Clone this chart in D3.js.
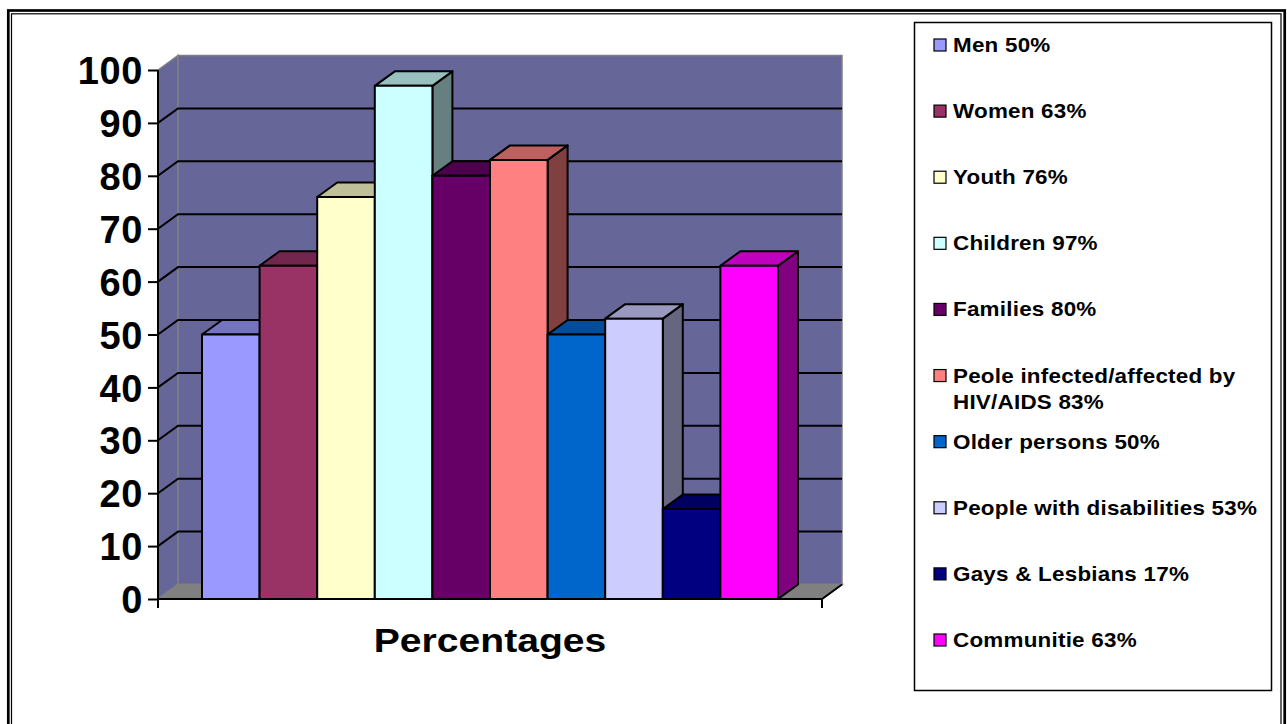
<!DOCTYPE html>
<html>
<head>
<meta charset="utf-8">
<script src="https://cdn.jsdelivr.net/npm/d3@7"></script>
<style>
  html, body { margin: 0; padding: 0; background: #fff; }
  svg { display: block; }
  text { font-family: Arial, "Liberation Sans", sans-serif; font-weight: bold; fill: #000; }
</style>
</head>
<body>
<svg id="chart" width="1287" height="724"></svg>
<script>
// Target groups and the share of respondents naming each one
const groups = ["Men", "Women", "Youth", "Children", "Families",
  "Peole infected/affected by HIV/AIDS", "Older persons",
  "People with disabilities", "Gays & Lesbians", "Communitie"];
const percentages = [50, 63, 76, 97, 80, 83, 50, 53, 17, 63];
const groupColors = ["#9999FF", "#993366", "#FFFFCC", "#CCFFFF", "#660066",
  "#FF8080", "#0066CC", "#CCCCFF", "#000080", "#FF00FF"];
const yTicks = [0, 10, 20, 30, 40, 50, 60, 70, 80, 90, 100];
const axisTitle = "Percentages";

const svg = d3.select("#chart");
const textStretch = 1.15;   // wide lettering used for the title and legend

// Double-line frame around the whole chart
svg.append("rect").attr("x", 8.3).attr("y", 10.5).attr("width", 1276.4).attr("height", 760)
  .attr("fill", "none").attr("stroke", "#000").attr("stroke-width", 2.7);
svg.append("rect").attr("x", 11.5).attr("y", 13.8).attr("width", 1269.5).attr("height", 760)
  .attr("fill", "none").attr("stroke", "#000").attr("stroke-width", 1.2);

// Plot geometry
const plotLeft = 158, plotRight = 822, plotBase = 599, plotTop = 70;
const DX = 20, DY = -14.5;          // oblique depth offset
const x = d3.scaleBand().domain(groups).range([plotLeft, plotRight])
  .paddingInner(0).paddingOuter(0.764);
const y = d3.scaleLinear().domain([0, 100]).range([plotBase, plotTop]);

const pts = a => a.map(p => p.join(",")).join(" ");
const wallFill = "#666699", edge = "#808080";

// Side wall
svg.append("polygon")
  .attr("points", pts([[plotLeft, y(100)], [plotLeft + DX, y(100) + DY], [plotLeft + DX, plotBase + DY], [plotLeft, plotBase]]))
  .attr("fill", wallFill).attr("stroke", edge).attr("stroke-width", 1.5);
// Back wall
svg.append("polygon")
  .attr("points", pts([[plotLeft + DX, y(100) + DY], [plotRight + DX, y(100) + DY], [plotRight + DX, plotBase + DY], [plotLeft + DX, plotBase + DY]]))
  .attr("fill", wallFill).attr("stroke", edge).attr("stroke-width", 1.5);

// Gridlines across the side and back walls
const grid = yTicks.filter(v => v > 0 && v < 100);
svg.append("g").selectAll("path").data(grid).join("path")
  .attr("d", v => `M${plotLeft},${y(v)}L${plotLeft + DX},${y(v) + DY}L${plotRight + DX},${y(v) + DY}`)
  .attr("fill", "none").attr("stroke", "#000").attr("stroke-width", 2);

// Floor
svg.append("polygon")
  .attr("points", pts([[plotLeft, plotBase], [plotLeft + DX, plotBase + DY], [plotRight + DX, plotBase + DY], [plotRight, plotBase]]))
  .attr("fill", "#808080").attr("stroke", edge).attr("stroke-width", 1.5);
svg.append("path")
  .attr("d", `M${plotLeft},${plotBase}L${plotRight},${plotBase}L${plotRight + DX},${plotBase + DY}`)
  .attr("fill", "none").attr("stroke", "#000").attr("stroke-width", 2);

// Value axis with ticks and labels
const yAxis = d3.axisLeft(y).tickValues(yTicks).tickSize(10).tickPadding(5);
const ax = svg.append("g").attr("transform", `translate(${plotLeft},0)`).call(yAxis);
ax.select(".domain").attr("stroke", "#000").attr("stroke-width", 2)
  .attr("d", `M0,${y(100)}V${plotBase + 9}`);
ax.selectAll(".tick line").attr("stroke", "#000").attr("stroke-width", 2);
ax.selectAll(".tick text")
  .style("font-family", "Arial, 'Liberation Sans', sans-serif")
  .style("font-weight", "bold").attr("font-size", 38).attr("fill", "#000")
  .attr("letter-spacing", 0.6).attr("dy", "0.36em");
// Category axis end tick
svg.append("path")
  .attr("d", `M${plotRight},${plotBase}V${plotBase + 9}`)
  .attr("stroke", "#000").attr("stroke-width", 2);

// 3D columns, painted left to right
const shade = (c, k) => { const r = d3.rgb(c); return d3.rgb(r.r * k, r.g * k, r.b * k).formatHex(); };
const bars = svg.append("g").selectAll("g").data(groups).join("g");
bars.each(function (g, i) {
  const sel = d3.select(this);
  const x0 = x(g), x1 = x(g) + x.bandwidth(), yt = y(percentages[i]);
  const c = groupColors[i];
  sel.append("polygon")
    .attr("points", pts([[x1, yt], [x1 + DX, yt + DY], [x1 + DX, plotBase + DY], [x1, plotBase]]))
    .attr("fill", shade(c, 0.5));
  sel.append("polygon")
    .attr("points", pts([[x0, yt], [x0 + DX, yt + DY], [x1 + DX, yt + DY], [x1, yt]]))
    .attr("fill", shade(c, 0.75));
  sel.append("rect").attr("x", x0).attr("y", yt).attr("width", x1 - x0).attr("height", plotBase - yt)
    .attr("fill", c);
  sel.selectAll("polygon, rect").attr("stroke", "#000").attr("stroke-width", 2)
    .attr("stroke-linejoin", "round");
});

// Category axis title
svg.append("g")
  .attr("transform", `translate(${(plotLeft + plotRight) / 2},652) scale(${textStretch},1)`)
  .append("text").attr("x", 0).attr("y", 0)
  .attr("text-anchor", "middle").attr("font-size", 34)
  .text(axisTitle);

// Legend
svg.append("rect").attr("x", 914.5).attr("y", 22.5).attr("width", 357).attr("height", 668)
  .attr("fill", "#fff").attr("stroke", "#000").attr("stroke-width", 1.5);
const legendY = d3.scaleLinear().domain([0, groups.length - 1]).range([45, 640]);
const maxTextWidth = 268;
const items = svg.append("g").selectAll("g").data(groups).join("g")
  .attr("transform", (d, i) => `translate(0,${legendY(i)})`);
items.append("rect").attr("x", 934).attr("y", -6).attr("width", 12).attr("height", 12)
  .attr("fill", (d, i) => groupColors[i]).attr("stroke", "#000").attr("stroke-width", 1.2);
items.each(function (g, i) {
  const label = `${g} ${percentages[i]}%`;
  const t = d3.select(this).append("g")
    .attr("transform", `translate(953,7) scale(${textStretch},1)`)
    .append("text").attr("x", 0).attr("y", 0)
    .attr("font-size", 19.5).attr("letter-spacing", 0.2);
  // wrap long labels onto additional lines
  const words = label.split(" ");
  let line = [];
  let tspan = t.append("tspan").attr("x", 0).attr("dy", 0);
  words.forEach(w => {
    line.push(w);
    tspan.text(line.join(" "));
    if (tspan.node().getComputedTextLength() > maxTextWidth && line.length > 1) {
      line.pop();
      tspan.text(line.join(" "));
      line = [w];
      tspan = t.append("tspan").attr("x", 0).attr("dy", 26).text(w);
    }
  });
});
</script>
</body>
</html>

* * *

Your objective: Each line of the data should be quoted exactly, with pictures left out.

Result of this exercise:
Clone this chart in D3.js.
<!DOCTYPE html>
<html>
<head>
<meta charset="utf-8">
<script src="https://cdn.jsdelivr.net/npm/d3@7"></script>
<style>
  html, body { margin: 0; padding: 0; background: #fff; }
  svg { display: block; }
  text { font-family: Arial, "Liberation Sans", sans-serif; font-weight: bold; fill: #000; }
</style>
</head>
<body>
<svg id="chart" width="1287" height="724"></svg>
<script>
// Target groups and the share of respondents naming each one
const groups = ["Men", "Women", "Youth", "Children", "Families",
  "Peole infected/affected by HIV/AIDS", "Older persons",
  "People with disabilities", "Gays & Lesbians", "Communitie"];
const percentages = [50, 63, 76, 97, 80, 83, 50, 53, 17, 63];
const groupColors = ["#9999FF", "#993366", "#FFFFCC", "#CCFFFF", "#660066",
  "#FF8080", "#0066CC", "#CCCCFF", "#000080", "#FF00FF"];
const yTicks = [0, 10, 20, 30, 40, 50, 60, 70, 80, 90, 100];
const axisTitle = "Percentages";

const svg = d3.select("#chart");
const textStretch = 1.15;   // wide lettering used for the title and legend

// Double-line frame around the whole chart
svg.append("rect").attr("x", 8.3).attr("y", 10.5).attr("width", 1276.4).attr("height", 760)
  .attr("fill", "none").attr("stroke", "#000").attr("stroke-width", 2.7);
svg.append("rect").attr("x", 11.5).attr("y", 13.8).attr("width", 1269.5).attr("height", 760)
  .attr("fill", "none").attr("stroke", "#000").attr("stroke-width", 1.2);

// Plot geometry
const plotLeft = 158, plotRight = 822, plotBase = 599, plotTop = 70;
const DX = 20, DY = -14.5;          // oblique depth offset
const x = d3.scaleBand().domain(groups).range([plotLeft, plotRight])
  .paddingInner(0).paddingOuter(0.764);
const y = d3.scaleLinear().domain([0, 100]).range([plotBase, plotTop]);

const pts = a => a.map(p => p.join(",")).join(" ");
const wallFill = "#666699", edge = "#808080";

// Side wall
svg.append("polygon")
  .attr("points", pts([[plotLeft, y(100)], [plotLeft + DX, y(100) + DY], [plotLeft + DX, plotBase + DY], [plotLeft, plotBase]]))
  .attr("fill", wallFill).attr("stroke", edge).attr("stroke-width", 1.5);
// Back wall
svg.append("polygon")
  .attr("points", pts([[plotLeft + DX, y(100) + DY], [plotRight + DX, y(100) + DY], [plotRight + DX, plotBase + DY], [plotLeft + DX, plotBase + DY]]))
  .attr("fill", wallFill).attr("stroke", edge).attr("stroke-width", 1.5);

// Gridlines across the side and back walls
const grid = yTicks.filter(v => v > 0 && v < 100);
svg.append("g").selectAll("path").data(grid).join("path")
  .attr("d", v => `M${plotLeft},${y(v)}L${plotLeft + DX},${y(v) + DY}L${plotRight + DX},${y(v) + DY}`)
  .attr("fill", "none").attr("stroke", "#000").attr("stroke-width", 2);

// Floor
svg.append("polygon")
  .attr("points", pts([[plotLeft, plotBase], [plotLeft + DX, plotBase + DY], [plotRight + DX, plotBase + DY], [plotRight, plotBase]]))
  .attr("fill", "#808080").attr("stroke", edge).attr("stroke-width", 1.5);
svg.append("path")
  .attr("d", `M${plotLeft},${plotBase}L${plotRight},${plotBase}L${plotRight + DX},${plotBase + DY}`)
  .attr("fill", "none").attr("stroke", "#000").attr("stroke-width", 2);

// Value axis with ticks and labels
const yAxis = d3.axisLeft(y).tickValues(yTicks).tickSize(10).tickPadding(5);
const ax = svg.append("g").attr("transform", `translate(${plotLeft},0)`).call(yAxis);
ax.select(".domain").attr("stroke", "#000").attr("stroke-width", 2)
  .attr("d", `M0,${y(100)}V${plotBase + 9}`);
ax.selectAll(".tick line").attr("stroke", "#000").attr("stroke-width", 2);
ax.selectAll(".tick text")
  .style("font-family", "Arial, 'Liberation Sans', sans-serif")
  .style("font-weight", "bold").attr("font-size", 38).attr("fill", "#000")
  .attr("letter-spacing", 0.6).attr("dy", "0.36em");
// Category axis end tick
svg.append("path")
  .attr("d", `M${plotRight},${plotBase}V${plotBase + 9}`)
  .attr("stroke", "#000").attr("stroke-width", 2);

// 3D columns, painted left to right
const shade = (c, k) => { const r = d3.rgb(c); return d3.rgb(r.r * k, r.g * k, r.b * k).formatHex(); };
const bars = svg.append("g").selectAll("g").data(groups).join("g");
bars.each(function (g, i) {
  const sel = d3.select(this);
  const x0 = x(g), x1 = x(g) + x.bandwidth(), yt = y(percentages[i]);
  const c = groupColors[i];
  sel.append("polygon")
    .attr("points", pts([[x1, yt], [x1 + DX, yt + DY], [x1 + DX, plotBase + DY], [x1, plotBase]]))
    .attr("fill", shade(c, 0.5));
  sel.append("polygon")
    .attr("points", pts([[x0, yt], [x0 + DX, yt + DY], [x1 + DX, yt + DY], [x1, yt]]))
    .attr("fill", shade(c, 0.75));
  sel.append("rect").attr("x", x0).attr("y", yt).attr("width", x1 - x0).attr("height", plotBase - yt)
    .attr("fill", c);
  sel.selectAll("polygon, rect").attr("stroke", "#000").attr("stroke-width", 2)
    .attr("stroke-linejoin", "round");
});

// Category axis title
svg.append("g")
  .attr("transform", `translate(${(plotLeft + plotRight) / 2},652) scale(${textStretch},1)`)
  .append("text").attr("x", 0).attr("y", 0)
  .attr("text-anchor", "middle").attr("font-size", 34)
  .text(axisTitle);

// Legend
svg.append("rect").attr("x", 914.5).attr("y", 22.5).attr("width", 357).attr("height", 668)
  .attr("fill", "#fff").attr("stroke", "#000").attr("stroke-width", 1.5);
const legendY = d3.scaleLinear().domain([0, groups.length - 1]).range([45, 640]);
const maxTextWidth = 268;
const items = svg.append("g").selectAll("g").data(groups).join("g")
  .attr("transform", (d, i) => `translate(0,${legendY(i)})`);
items.append("rect").attr("x", 934).attr("y", -6).attr("width", 12).attr("height", 12)
  .attr("fill", (d, i) => groupColors[i]).attr("stroke", "#000").attr("stroke-width", 1.2);
items.each(function (g, i) {
  const label = `${g} ${percentages[i]}%`;
  const t = d3.select(this).append("g")
    .attr("transform", `translate(953,7) scale(${textStretch},1)`)
    .append("text").attr("x", 0).attr("y", 0)
    .attr("font-size", 19.5).attr("letter-spacing", 0.2);
  // wrap long labels onto additional lines
  const words = label.split(" ");
  let line = [];
  let tspan = t.append("tspan").attr("x", 0).attr("dy", 0);
  words.forEach(w => {
    line.push(w);
    tspan.text(line.join(" "));
    if (tspan.node().getComputedTextLength() > maxTextWidth && line.length > 1) {
      line.pop();
      tspan.text(line.join(" "));
      line = [w];
      tspan = t.append("tspan").attr("x", 0).attr("dy", 26).text(w);
    }
  });
});
</script>
</body>
</html>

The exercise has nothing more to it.